Friday, March 09, 2018

Jimi Hendrix's "Both Sides of the Sky"

I've often said Hendrix was the water I grew up swimming in, even though he checked out in the year when I first heard his music. And while it didn't take me long to lose the thread of posthumous releases -- both the quickie cash-ins that followed his death and the completist trawls released under the Experience Hendrix imprint (I'll admit to having greatly enjoyed the Rykodisc Winterland and BBC sets when they were new) -- all of the albums he released during his three-year (!) recording career still stand up, as do the two (The Cry of Love and Rainbow Bridge) that were compiled from the material he was working on at the time of his death.
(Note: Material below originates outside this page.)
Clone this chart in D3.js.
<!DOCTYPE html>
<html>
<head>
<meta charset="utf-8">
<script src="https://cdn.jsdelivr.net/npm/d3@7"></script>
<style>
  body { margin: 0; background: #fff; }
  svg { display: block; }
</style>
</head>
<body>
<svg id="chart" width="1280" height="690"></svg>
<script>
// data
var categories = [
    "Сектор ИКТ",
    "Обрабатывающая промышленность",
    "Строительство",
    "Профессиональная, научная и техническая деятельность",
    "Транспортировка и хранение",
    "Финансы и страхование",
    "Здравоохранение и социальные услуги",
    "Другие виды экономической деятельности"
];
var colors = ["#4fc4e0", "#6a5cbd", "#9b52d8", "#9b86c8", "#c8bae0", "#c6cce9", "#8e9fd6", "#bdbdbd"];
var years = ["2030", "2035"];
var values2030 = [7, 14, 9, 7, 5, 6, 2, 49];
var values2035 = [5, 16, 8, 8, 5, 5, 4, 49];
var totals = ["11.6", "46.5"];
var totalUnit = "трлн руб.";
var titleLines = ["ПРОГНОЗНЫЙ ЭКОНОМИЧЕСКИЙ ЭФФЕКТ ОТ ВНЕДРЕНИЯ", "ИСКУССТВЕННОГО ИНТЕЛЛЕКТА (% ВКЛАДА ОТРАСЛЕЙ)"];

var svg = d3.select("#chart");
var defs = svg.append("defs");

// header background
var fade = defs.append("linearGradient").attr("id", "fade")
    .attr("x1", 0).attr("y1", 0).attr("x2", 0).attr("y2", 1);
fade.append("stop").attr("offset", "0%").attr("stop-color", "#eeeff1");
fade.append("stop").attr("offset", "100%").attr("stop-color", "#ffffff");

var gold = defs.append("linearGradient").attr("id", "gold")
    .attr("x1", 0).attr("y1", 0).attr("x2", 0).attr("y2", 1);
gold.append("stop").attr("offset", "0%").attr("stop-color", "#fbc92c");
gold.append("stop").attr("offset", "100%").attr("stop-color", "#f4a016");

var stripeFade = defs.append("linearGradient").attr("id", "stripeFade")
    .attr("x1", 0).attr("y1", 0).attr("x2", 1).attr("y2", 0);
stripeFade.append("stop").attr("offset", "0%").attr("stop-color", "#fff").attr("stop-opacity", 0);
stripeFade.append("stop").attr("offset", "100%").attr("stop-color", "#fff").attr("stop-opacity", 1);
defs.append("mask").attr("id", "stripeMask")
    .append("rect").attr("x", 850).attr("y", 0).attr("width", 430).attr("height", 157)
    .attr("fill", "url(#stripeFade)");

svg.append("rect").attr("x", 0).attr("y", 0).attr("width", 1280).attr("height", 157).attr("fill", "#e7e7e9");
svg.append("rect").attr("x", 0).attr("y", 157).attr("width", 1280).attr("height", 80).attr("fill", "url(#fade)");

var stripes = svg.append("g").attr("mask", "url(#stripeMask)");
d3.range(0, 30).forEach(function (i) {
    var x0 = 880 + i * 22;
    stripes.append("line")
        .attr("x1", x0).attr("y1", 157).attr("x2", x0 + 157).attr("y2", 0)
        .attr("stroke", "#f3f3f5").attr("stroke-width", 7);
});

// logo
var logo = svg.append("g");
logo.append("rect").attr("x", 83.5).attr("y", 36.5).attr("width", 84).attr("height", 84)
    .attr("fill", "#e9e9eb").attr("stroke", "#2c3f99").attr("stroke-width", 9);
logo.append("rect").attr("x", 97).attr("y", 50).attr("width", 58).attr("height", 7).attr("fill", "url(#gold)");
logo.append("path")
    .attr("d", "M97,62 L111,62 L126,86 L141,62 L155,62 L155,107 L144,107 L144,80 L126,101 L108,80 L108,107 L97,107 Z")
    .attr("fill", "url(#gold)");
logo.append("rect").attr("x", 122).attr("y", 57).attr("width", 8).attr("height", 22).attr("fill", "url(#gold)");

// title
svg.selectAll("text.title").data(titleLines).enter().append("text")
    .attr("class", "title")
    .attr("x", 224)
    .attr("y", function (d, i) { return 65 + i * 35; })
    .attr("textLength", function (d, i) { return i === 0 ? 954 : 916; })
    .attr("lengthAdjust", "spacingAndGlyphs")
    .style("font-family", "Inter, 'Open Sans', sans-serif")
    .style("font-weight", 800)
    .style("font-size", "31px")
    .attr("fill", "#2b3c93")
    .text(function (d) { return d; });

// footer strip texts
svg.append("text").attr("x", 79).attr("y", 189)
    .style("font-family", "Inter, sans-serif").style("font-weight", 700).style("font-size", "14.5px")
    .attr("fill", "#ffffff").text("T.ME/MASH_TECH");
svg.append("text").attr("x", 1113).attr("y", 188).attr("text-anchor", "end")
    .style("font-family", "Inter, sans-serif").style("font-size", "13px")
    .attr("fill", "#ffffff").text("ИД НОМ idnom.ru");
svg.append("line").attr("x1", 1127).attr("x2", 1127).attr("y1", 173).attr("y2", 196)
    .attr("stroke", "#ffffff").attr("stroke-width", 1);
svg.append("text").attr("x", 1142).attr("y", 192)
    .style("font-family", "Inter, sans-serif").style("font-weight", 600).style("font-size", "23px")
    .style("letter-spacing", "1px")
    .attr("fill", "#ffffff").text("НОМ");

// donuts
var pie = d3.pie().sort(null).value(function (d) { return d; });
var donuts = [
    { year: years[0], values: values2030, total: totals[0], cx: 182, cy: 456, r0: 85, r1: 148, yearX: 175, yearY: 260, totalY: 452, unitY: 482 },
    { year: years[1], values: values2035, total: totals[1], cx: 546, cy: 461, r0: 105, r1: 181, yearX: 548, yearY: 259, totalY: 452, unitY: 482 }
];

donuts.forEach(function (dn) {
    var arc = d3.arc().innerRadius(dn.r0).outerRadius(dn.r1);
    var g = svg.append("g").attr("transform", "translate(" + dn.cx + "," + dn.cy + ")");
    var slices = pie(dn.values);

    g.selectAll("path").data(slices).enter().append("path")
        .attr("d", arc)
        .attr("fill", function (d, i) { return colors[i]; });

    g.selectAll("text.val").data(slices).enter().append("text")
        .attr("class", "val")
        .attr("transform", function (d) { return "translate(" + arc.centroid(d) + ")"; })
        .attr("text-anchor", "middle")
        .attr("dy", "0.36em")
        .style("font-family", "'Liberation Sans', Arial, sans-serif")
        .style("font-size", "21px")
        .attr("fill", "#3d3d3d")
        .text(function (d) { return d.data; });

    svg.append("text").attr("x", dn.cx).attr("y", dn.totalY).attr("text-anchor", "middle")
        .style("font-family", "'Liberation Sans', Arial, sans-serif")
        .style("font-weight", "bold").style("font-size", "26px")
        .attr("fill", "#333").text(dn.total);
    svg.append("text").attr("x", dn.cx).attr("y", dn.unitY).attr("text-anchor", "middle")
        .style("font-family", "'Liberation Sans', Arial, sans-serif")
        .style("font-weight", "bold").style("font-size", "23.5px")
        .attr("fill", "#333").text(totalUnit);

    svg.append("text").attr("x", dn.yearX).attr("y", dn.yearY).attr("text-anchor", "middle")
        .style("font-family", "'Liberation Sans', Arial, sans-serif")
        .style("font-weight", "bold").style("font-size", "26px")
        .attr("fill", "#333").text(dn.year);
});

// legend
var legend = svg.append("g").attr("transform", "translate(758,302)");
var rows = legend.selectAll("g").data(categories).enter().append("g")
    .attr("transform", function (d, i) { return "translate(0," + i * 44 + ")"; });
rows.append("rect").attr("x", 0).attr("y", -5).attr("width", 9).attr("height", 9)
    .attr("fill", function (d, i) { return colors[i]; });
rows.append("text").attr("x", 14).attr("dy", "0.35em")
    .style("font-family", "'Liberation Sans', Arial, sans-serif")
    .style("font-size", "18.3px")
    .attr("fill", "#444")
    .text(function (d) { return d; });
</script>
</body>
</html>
Even his inheritors remain uber-influential: No Jimi, no P-Funk, no '70s Miles, no SRV.

As I said in re: the Who last week, technology changes the way we consume entertainment, and in Jimi's case, that means I don't need a plethora of live albums when I can view DVDs of Monterey to see him triumphantly exploding out of the gate, Woodstock to see just how far he could take his music, and Isle of Wight (when I can stomach it) to see him at the end of his tether. Both Sides of the Sky is the third in a "trilogy" of albums containing what Experience Hendrix claims are the last of Jimi's unreleased studio recordings (although I'd swear they previously said the cupboard was bare after Valleys of Neptune and People, Hell and Angels, but I suppose I could be mistaken), and even if you're not an obsessive who wants to hear every note he ever recorded, there are reasons why you might want to hear this.
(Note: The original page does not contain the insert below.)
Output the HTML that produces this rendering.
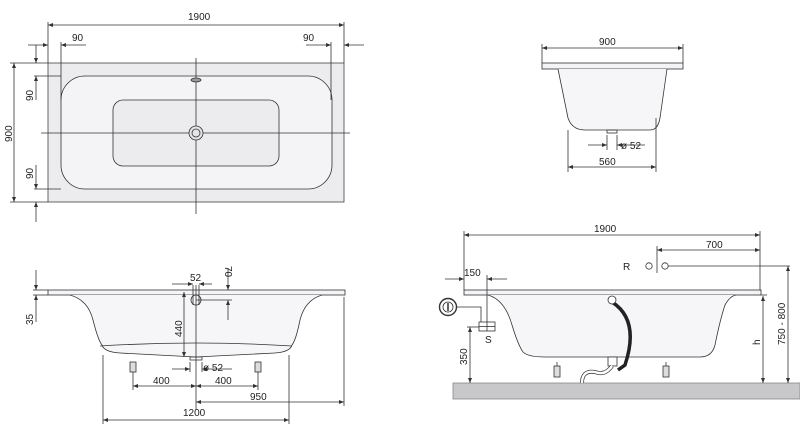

The obvious one is that Hendrix was a master of the guitar and the recording studio, one who was operating at an incredibly high level of creativity as he struggled to move his music forward after the masterwork of Electric Ladyland, while maintaining a grueling tour schedule and building Electric Lady Studios, jamming or working on material practically every waking moment. Five decades later, even his ideas that weren't fully developed make for rewarding listening, and provide insight into his processes.
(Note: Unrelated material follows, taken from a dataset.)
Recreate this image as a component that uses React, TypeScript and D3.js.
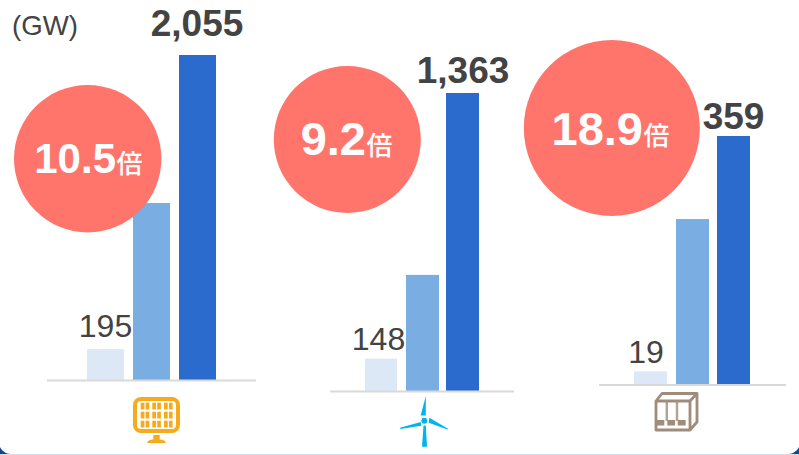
import React from "react";
import * as d3 from "d3";

const WIDTH = 799;
const HEIGHT = 455;

const solarValues = [195, 1119, 2055];
const windValues = [148, 531, 1363];
const storageValues = [19, 239, 359];
const seriesColors = ["#dce8f6", "#7aade2", "#2a6bcd"];
const multipliers = ["10.5", "9.2", "18.9"];
const multiplierSuffix = "倍";
const unitLabel = "(GW)";

const BODY_FONT = "'Liberation Sans', Arial, sans-serif";
const CJK_FONT = "'Noto Sans CJK JP', sans-serif";
const TEXT = "#434343";

type Panel = {
  values: number[];
  base: number;
  top: number;
  barStart: number[];
  barWidth: number[];
  axis: [number, number];
  firstLabel: { x: number; y: number };
  lastLabel: { x: number; y: number; size: number };
  bubble: { cx: number; cy: number; r: number; numSize: number; numEnd: number; sufX: number; y: number };
};

const panels: Panel[] = [
  {
    values: solarValues,
    base: 380,
    top: 55,
    barStart: [87, 133, 179],
    barWidth: [37, 37, 37],
    axis: [47, 256],
    firstLabel: { x: 105.5, y: 337 },
    lastLabel: { x: 197, y: 36, size: 37 },
    bubble: { cx: 87.7, cy: 158.7, r: 73.7, numSize: 42, numEnd: 116, sufX: 116.5, y: 172.7 },
  },
  {
    values: windValues,
    base: 391,
    top: 93,
    barStart: [365, 406, 446],
    barWidth: [32, 33, 33],
    axis: [330, 514],
    firstLabel: { x: 378.5, y: 350 },
    lastLabel: { x: 463, y: 83, size: 37 },
    bubble: { cx: 347.3, cy: 139.5, r: 73.5, numSize: 47, numEnd: 366, sufX: 366.5, y: 155 },
  },
  {
    values: storageValues,
    base: 384.5,
    top: 136,
    barStart: [634, 676, 717],
    barWidth: [33, 33, 33],
    axis: [599, 786],
    firstLabel: { x: 646, y: 363 },
    lastLabel: { x: 733.5, y: 129, size: 37 },
    bubble: { cx: 611.8, cy: 128, r: 88, numSize: 47, numEnd: 643, sufX: 643.5, y: 145 },
  },
];

function PanelBars({ panel }: { panel: Panel }) {
  const { values, base, top } = panel;
  const y = d3.scaleLinear().domain([0, d3.max(values) as number]).range([base, top]);
  return (
    <g>
      {values.map((v, i) => (
        <rect
          key={i}
          x={panel.barStart[i]}
          y={y(v)}
          width={panel.barWidth[i]}
          height={base - y(v)}
          fill={seriesColors[i]}
        />
      ))}
      <line x1={panel.axis[0]} x2={panel.axis[1]} y1={base + 0.5} y2={base + 0.5} stroke="#d9d9d9" strokeWidth={2} />
    </g>
  );
}

function ValueLabels({ panel }: { panel: Panel }) {
  const fmt = d3.format(",");
  const n = panel.values.length;
  return (
    <g>
      <text
        x={panel.firstLabel.x}
        y={panel.firstLabel.y}
        textAnchor="middle"
        fontFamily={BODY_FONT}
        fontSize={32}
        fill={TEXT}
      >
        {fmt(panel.values[0])}
      </text>
      <text
        x={panel.lastLabel.x}
        y={panel.lastLabel.y}
        textAnchor="middle"
        fontFamily={BODY_FONT}
        fontWeight={700}
        fontSize={panel.lastLabel.size}
        fill={TEXT}
      >
        {fmt(panel.values[n - 1])}
      </text>
    </g>
  );
}

function Bubble({ panel, label }: { panel: Panel; label: string }) {
  const b = panel.bubble;
  return (
    <g>
      <circle cx={b.cx} cy={b.cy} r={b.r} fill="#ff756c" />
      <text x={b.numEnd} y={b.y} textAnchor="end" fontFamily={BODY_FONT} fontWeight={700} fontSize={b.numSize} fill="#fff">
        {label}
      </text>
      <text x={b.sufX} y={b.y} textAnchor="start" fontFamily={CJK_FONT} fontWeight={500} fontSize={26} fill="#fff">
        {multiplierSuffix}
      </text>
    </g>
  );
}

function SolarIcon() {
  const color = "#f7ab1b";
  const groups = [140.7, 152.3, 164];
  const rows = [402.7, 411.7, 420.7];
  return (
    <g fill={color}>
      <rect x={135} y={399} width={43} height={32} rx={6} fill="none" stroke={color} strokeWidth={4} />
      {rows.map((ry) =>
        groups.map((gx) => (
          <g key={`${ry}-${gx}`}>
            <rect x={gx} y={ry} width={3.7} height={6.8} />
            <rect x={gx + 4.9} y={ry} width={3.7} height={6.8} />
          </g>
        ))
      )}
      <rect x={153.3} y={435} width={6.4} height={6} />
      <path d="M147 443 Q148 439.5 153 439.5 H160 Q165 439.5 166 443 Z" />
    </g>
  );
}

function TurbineIcon() {
  const color = "#00b4ec";
  return (
    <g transform="translate(380,380)" fill={color}>
      <circle cx={44.3} cy={40.7} r={3} />
      <path d="M45.8 16 L45.8 35.5 H40.7 Z" />
      <path d="M40.7 42 L41.3 45.7 L20.5 49 L20 47.8 Z" />
      <path d="M49.3 37.7 L48.7 42.7 L67.5 49.5 L68 48.8 Z" />
      <path d="M43.5 45.5 H45.8 L47 66.7 H42 Z" />
    </g>
  );
}

function StorageIcon() {
  const color = "#a08c7b";
  return (
    <g transform="translate(620,360)" fill="none" stroke={color}>
      <path
        d="M36 41 L42 33.5 H77 V62 L70 70 H36 Z M36 41 H70 V70 M70 41 L77 33.5"
        strokeWidth={2.8}
        strokeLinejoin="round"
      />
      <path d="M46.8 41 V61 M57 41 V61" strokeWidth={2.4} opacity={0.8} />
      <path d="M36.7 60 H44.3 V65.5 H36.7 Z M47.3 60 H55 V65.5 H47.3 Z M57.7 60 H65.7 V65.5 H57.7 Z" fill={color} stroke="none" />
    </g>
  );
}

export default function App() {
  return (
    <svg
      width={WIDTH}
      height={HEIGHT}
      viewBox={`0 0 ${WIDTH} ${HEIGHT}`}
      style={{ position: "absolute", left: 0, top: 0, display: "block" }}
    >
      <rect width={WIDTH} height={HEIGHT} fill="#0d4a8c" />
      <rect x={0} y={454} width={WIDTH} height={1} fill="#d3dff0" />
      <rect x={-1} y={-30} width={WIDTH + 2} height={484} rx={12} fill="#fff" />

      {panels.map((p, i) => (
        <PanelBars key={i} panel={p} />
      ))}
      {panels.map((p, i) => (
        <ValueLabels key={i} panel={p} />
      ))}
      {panels.map((p, i) => (
        <Bubble key={i} panel={p} label={multipliers[i]} />
      ))}

      <text x={12} y={35} fontFamily={BODY_FONT} fontSize={27.6} fill={TEXT}>
        {unitLabel}
      </text>

      <SolarIcon />
      <TurbineIcon />
      <StorageIcon />
    </svg>
  );
}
The tracks here are a mixed bag: full band takes of songs, jams, and studio experiments. In the first category, "Mannish Boy" shows the newly formed Band of Gypsys applying Jimi's unique riddimic sense to the incantatory Muddy Waters/Bo Diddley blues, while on "Lover Man," they essay an oft-played (but never definitively waxed) tune based on the version of "Rock Me Baby" he played at Monterey. "Hear My Train A-Comin'," most famous in its filmed acoustic 12-string and electric '70 Berkeley Community Theater versions (the full audio version of which was a highlight of Rainbow Bridge), here gets a fervent treatment from the disintegrating '69 Experience, cut just a couple of weeks before the aforementioned BoG "Mannish Boy." There are also worthy BoG studio takes of "Stepping Stone" and "Power of Soul" (you can even hear everything he's singing!) which recall the worthwhile authorized bootleg The Baggy's Rehearsal Sessions.

Among the jams, Guitar Slim's "Things I Used To Do" is dominated by Johnny Winter's slide; I first read about this track in an interview with Johnny in the September '75 Hendrix issue of Guitar Player that was my bible for a couple of months, when my last college roommate was schooling me in musical structure before we both dropped out. On "Georgia Blues," Jimi backs his chitlin circuit compadre, singer-saxman Lonnie Youngblood (anybody remember Two Great Experiences Together?) to the hilt on a slow 12-bar. Stephen Stills, whom it's instructive to remember was once an in-demand jammer (cf. his "Season of the Witch" on Super Session and his appearances in the DVD-available Supershow from British TV), is on organ for a Stills original ("$20 Fine") and a pre-CN&Y take on Joni Mitchell's "Woodstock" that Stills sings while Jimi plays bass (as he did on Robert Wyatt's "Slow Walkin' Talk").

The studio experiments include "Jungle," an early guitar-and-drums attempt to work out the "Villanova Junction" theme that wound up closing Jimi's Woodstock set; "Sweet Angel," a Ladyland-period run through the beautiful chord sequence that ultimately emerged as "Angel" on The Cry of Love; "Send My Love To Linda," a never-finished song-in-progress pieced together from three different takes; and "Cherokee Mist," a fascinating '68 snippet of bluesy electric sitar and feedback that includes some ideas that showed up on the third side of Ladyland.

This is no place for a Hendrix novice to start; uninitiates are directed to the three Experience albums, Band of GypsysThe Cry of Love, and Rainbow Bridge. (Not to mention the three aforementioned full-festival-show DVDs.) But if you already care about Jimi, and need another taste, Both Sides of the Sky will do for you. His leavings still beat loads of bands' diamonds.